Motion Blur (also known as Ground Smear)

As of version 1.4.0 of Map Pilot, the flight statistics panel has a item in it called "Motion Blur". The Motion Blur indicator shows how far the aircraft is traveling while the camera is exposing.

All motion that occurs while the camera is exposing will be captured by the camera's pixels. If the size of the motion is bigger than the Ground Sample Distance (GSD) of the data being collected, it will start to look like the image is smeared. Smeared imagery will lead to poor mapping results.

The motion blur indicator is generated by multiplying the exposure time by the speed. If the camera has a 1/100s exposure time (.01 seconds) and the aircraft is traveling at 10 m/s the ground smear is going to be 10 cm (.1 meters).

The coloring of the Motion Blur indicator number is grey (normal) when the value is less than the selected GSD. The number will turn yellow when the ground smear is between 1X and 2X your GSD. This indicates that there is smearing happening but it is likely within usable thresholds. The number turns red when the blur is more than 2 times your GSD. When the number is red, there will be obvious smearing in the images and it is possible they will not be usable for processing.

The general rule of thumb is to keep your ground smear to less that your GSD.

Long exposure times and high speeds will lead to large amounts of smear.


Automatic Light-based Speed Adjustment

Figuring out what speed to fly beforehand is nearly impossible without flying a recon flight.
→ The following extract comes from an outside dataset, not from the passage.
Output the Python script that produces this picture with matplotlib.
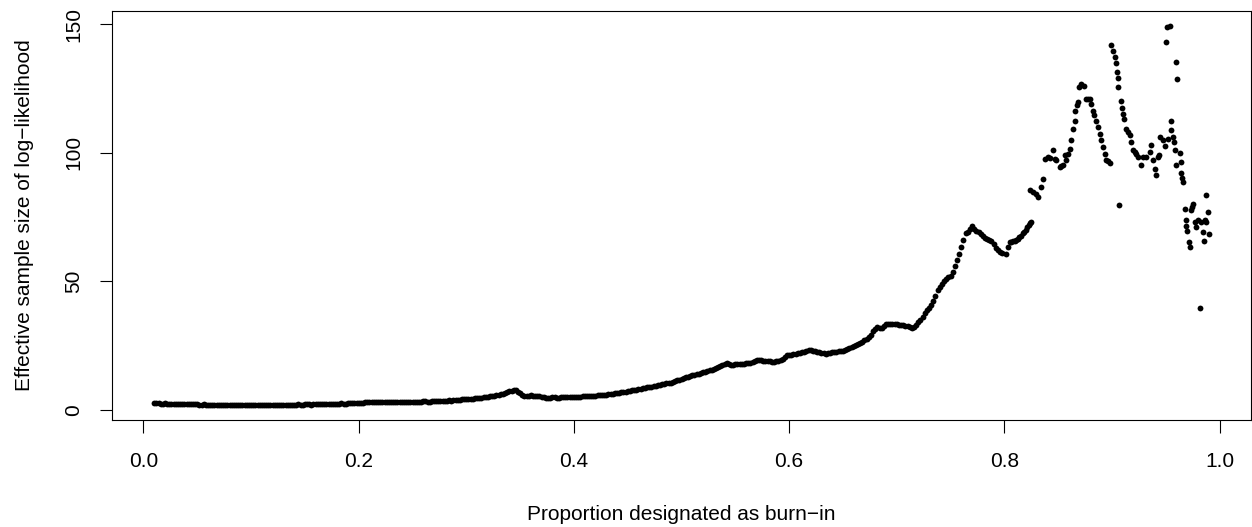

To make sure the best data is being collected, Map Pilot will adjust the speed appropriately to accommodate the amount of light that is available. 

An average exposure time is calculated as the aircraft travels from the point directly overhead to the beginning of the flight path. The average exposure value is used to determine how much light is available. As the start of the flight path is approached, the speed of the mission will be reduced to attempt to keep the ground smear around the GSD.